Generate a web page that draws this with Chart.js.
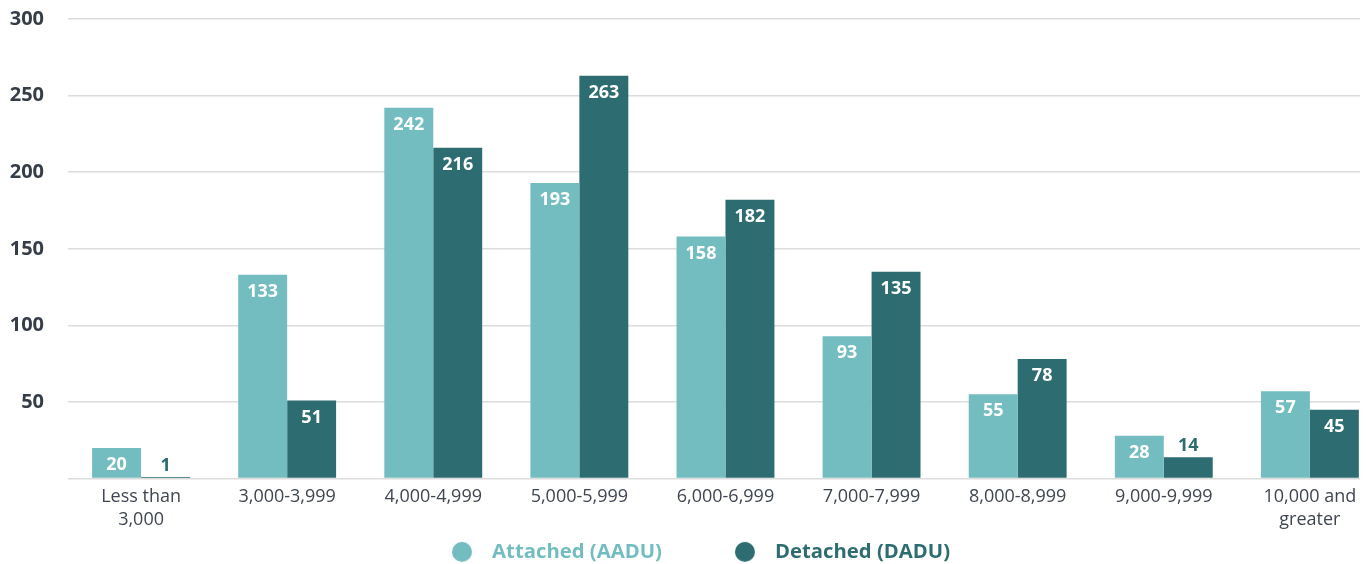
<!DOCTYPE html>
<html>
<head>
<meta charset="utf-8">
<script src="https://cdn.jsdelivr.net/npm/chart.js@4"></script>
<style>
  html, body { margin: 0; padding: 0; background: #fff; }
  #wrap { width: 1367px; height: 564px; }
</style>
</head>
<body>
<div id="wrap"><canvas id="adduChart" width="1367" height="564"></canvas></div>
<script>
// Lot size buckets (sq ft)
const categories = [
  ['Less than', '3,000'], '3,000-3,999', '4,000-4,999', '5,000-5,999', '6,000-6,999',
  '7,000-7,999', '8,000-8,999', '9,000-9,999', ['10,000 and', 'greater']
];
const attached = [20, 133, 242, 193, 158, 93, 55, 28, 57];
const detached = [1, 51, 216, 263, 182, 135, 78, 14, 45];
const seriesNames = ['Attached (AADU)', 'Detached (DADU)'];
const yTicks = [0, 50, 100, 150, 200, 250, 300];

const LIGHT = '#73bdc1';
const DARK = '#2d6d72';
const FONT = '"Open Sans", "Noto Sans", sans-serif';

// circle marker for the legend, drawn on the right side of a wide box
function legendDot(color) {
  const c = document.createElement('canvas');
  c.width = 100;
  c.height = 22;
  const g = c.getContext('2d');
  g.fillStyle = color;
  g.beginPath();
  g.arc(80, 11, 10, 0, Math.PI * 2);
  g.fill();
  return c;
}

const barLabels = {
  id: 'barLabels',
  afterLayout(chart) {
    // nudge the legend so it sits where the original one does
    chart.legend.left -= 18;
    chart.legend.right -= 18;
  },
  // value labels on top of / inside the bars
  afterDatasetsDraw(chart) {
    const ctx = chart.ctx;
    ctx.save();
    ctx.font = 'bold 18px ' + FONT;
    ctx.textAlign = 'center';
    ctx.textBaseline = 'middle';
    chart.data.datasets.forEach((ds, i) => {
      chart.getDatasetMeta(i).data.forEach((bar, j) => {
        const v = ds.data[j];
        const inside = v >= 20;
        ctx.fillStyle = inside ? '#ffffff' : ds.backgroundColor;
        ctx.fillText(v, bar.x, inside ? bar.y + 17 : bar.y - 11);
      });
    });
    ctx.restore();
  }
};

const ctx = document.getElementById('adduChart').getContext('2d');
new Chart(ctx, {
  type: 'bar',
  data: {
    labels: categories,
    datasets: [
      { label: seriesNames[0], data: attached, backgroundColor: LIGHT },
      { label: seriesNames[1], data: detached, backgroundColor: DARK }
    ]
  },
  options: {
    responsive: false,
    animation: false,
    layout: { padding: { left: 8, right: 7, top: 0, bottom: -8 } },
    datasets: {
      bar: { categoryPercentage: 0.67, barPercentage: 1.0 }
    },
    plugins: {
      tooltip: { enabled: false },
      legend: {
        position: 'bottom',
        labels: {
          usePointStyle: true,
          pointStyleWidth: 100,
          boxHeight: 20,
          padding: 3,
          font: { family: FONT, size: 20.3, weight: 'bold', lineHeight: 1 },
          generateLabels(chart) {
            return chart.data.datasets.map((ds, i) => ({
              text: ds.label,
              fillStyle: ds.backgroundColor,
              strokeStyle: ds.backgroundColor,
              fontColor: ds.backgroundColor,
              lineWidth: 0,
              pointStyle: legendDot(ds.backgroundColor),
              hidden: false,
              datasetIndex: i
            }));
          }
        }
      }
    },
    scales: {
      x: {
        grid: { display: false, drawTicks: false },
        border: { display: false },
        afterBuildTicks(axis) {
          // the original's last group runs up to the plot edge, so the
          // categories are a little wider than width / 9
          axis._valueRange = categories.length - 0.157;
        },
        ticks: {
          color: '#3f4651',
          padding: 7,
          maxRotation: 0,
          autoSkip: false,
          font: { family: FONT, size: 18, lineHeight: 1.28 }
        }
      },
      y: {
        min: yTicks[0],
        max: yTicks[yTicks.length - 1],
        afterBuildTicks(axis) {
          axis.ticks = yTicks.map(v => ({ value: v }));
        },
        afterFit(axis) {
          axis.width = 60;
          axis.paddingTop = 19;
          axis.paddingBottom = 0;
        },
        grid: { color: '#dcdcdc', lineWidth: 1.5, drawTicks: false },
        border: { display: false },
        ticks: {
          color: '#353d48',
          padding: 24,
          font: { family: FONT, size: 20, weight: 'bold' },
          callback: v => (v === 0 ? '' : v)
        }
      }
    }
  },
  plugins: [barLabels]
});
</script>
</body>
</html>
━━━━━━━━━━
• PROBLEM STATEMENT
Return the listing above unchanged, apart from dropping its pictures.

• ANSWER TO THE PROBLEM
Generate a web page that draws this with Chart.js.
<!DOCTYPE html>
<html>
<head>
<meta charset="utf-8">
<script src="https://cdn.jsdelivr.net/npm/chart.js@4"></script>
<style>
  html, body { margin: 0; padding: 0; background: #fff; }
  #wrap { width: 1367px; height: 564px; }
</style>
</head>
<body>
<div id="wrap"><canvas id="adduChart" width="1367" height="564"></canvas></div>
<script>
// Lot size buckets (sq ft)
const categories = [
  ['Less than', '3,000'], '3,000-3,999', '4,000-4,999', '5,000-5,999', '6,000-6,999',
  '7,000-7,999', '8,000-8,999', '9,000-9,999', ['10,000 and', 'greater']
];
const attached = [20, 133, 242, 193, 158, 93, 55, 28, 57];
const detached = [1, 51, 216, 263, 182, 135, 78, 14, 45];
const seriesNames = ['Attached (AADU)', 'Detached (DADU)'];
const yTicks = [0, 50, 100, 150, 200, 250, 300];

const LIGHT = '#73bdc1';
const DARK = '#2d6d72';
const FONT = '"Open Sans", "Noto Sans", sans-serif';

// circle marker for the legend, drawn on the right side of a wide box
function legendDot(color) {
  const c = document.createElement('canvas');
  c.width = 100;
  c.height = 22;
  const g = c.getContext('2d');
  g.fillStyle = color;
  g.beginPath();
  g.arc(80, 11, 10, 0, Math.PI * 2);
  g.fill();
  return c;
}

const barLabels = {
  id: 'barLabels',
  afterLayout(chart) {
    // nudge the legend so it sits where the original one does
    chart.legend.left -= 18;
    chart.legend.right -= 18;
  },
  // value labels on top of / inside the bars
  afterDatasetsDraw(chart) {
    const ctx = chart.ctx;
    ctx.save();
    ctx.font = 'bold 18px ' + FONT;
    ctx.textAlign = 'center';
    ctx.textBaseline = 'middle';
    chart.data.datasets.forEach((ds, i) => {
      chart.getDatasetMeta(i).data.forEach((bar, j) => {
        const v = ds.data[j];
        const inside = v >= 20;
        ctx.fillStyle = inside ? '#ffffff' : ds.backgroundColor;
        ctx.fillText(v, bar.x, inside ? bar.y + 17 : bar.y - 11);
      });
    });
    ctx.restore();
  }
};

const ctx = document.getElementById('adduChart').getContext('2d');
new Chart(ctx, {
  type: 'bar',
  data: {
    labels: categories,
    datasets: [
      { label: seriesNames[0], data: attached, backgroundColor: LIGHT },
      { label: seriesNames[1], data: detached, backgroundColor: DARK }
    ]
  },
  options: {
    responsive: false,
    animation: false,
    layout: { padding: { left: 8, right: 7, top: 0, bottom: -8 } },
    datasets: {
      bar: { categoryPercentage: 0.67, barPercentage: 1.0 }
    },
    plugins: {
      tooltip: { enabled: false },
      legend: {
        position: 'bottom',
        labels: {
          usePointStyle: true,
          pointStyleWidth: 100,
          boxHeight: 20,
          padding: 3,
          font: { family: FONT, size: 20.3, weight: 'bold', lineHeight: 1 },
          generateLabels(chart) {
            return chart.data.datasets.map((ds, i) => ({
              text: ds.label,
              fillStyle: ds.backgroundColor,
              strokeStyle: ds.backgroundColor,
              fontColor: ds.backgroundColor,
              lineWidth: 0,
              pointStyle: legendDot(ds.backgroundColor),
              hidden: false,
              datasetIndex: i
            }));
          }
        }
      }
    },
    scales: {
      x: {
        grid: { display: false, drawTicks: false },
        border: { display: false },
        afterBuildTicks(axis) {
          // the original's last group runs up to the plot edge, so the
          // categories are a little wider than width / 9
          axis._valueRange = categories.length - 0.157;
        },
        ticks: {
          color: '#3f4651',
          padding: 7,
          maxRotation: 0,
          autoSkip: false,
          font: { family: FONT, size: 18, lineHeight: 1.28 }
        }
      },
      y: {
        min: yTicks[0],
        max: yTicks[yTicks.length - 1],
        afterBuildTicks(axis) {
          axis.ticks = yTicks.map(v => ({ value: v }));
        },
        afterFit(axis) {
          axis.width = 60;
          axis.paddingTop = 19;
          axis.paddingBottom = 0;
        },
        grid: { color: '#dcdcdc', lineWidth: 1.5, drawTicks: false },
        border: { display: false },
        ticks: {
          color: '#353d48',
          padding: 24,
          font: { family: FONT, size: 20, weight: 'bold' },
          callback: v => (v === 0 ? '' : v)
        }
      }
    }
  },
  plugins: [barLabels]
});
</script>
</body>
</html>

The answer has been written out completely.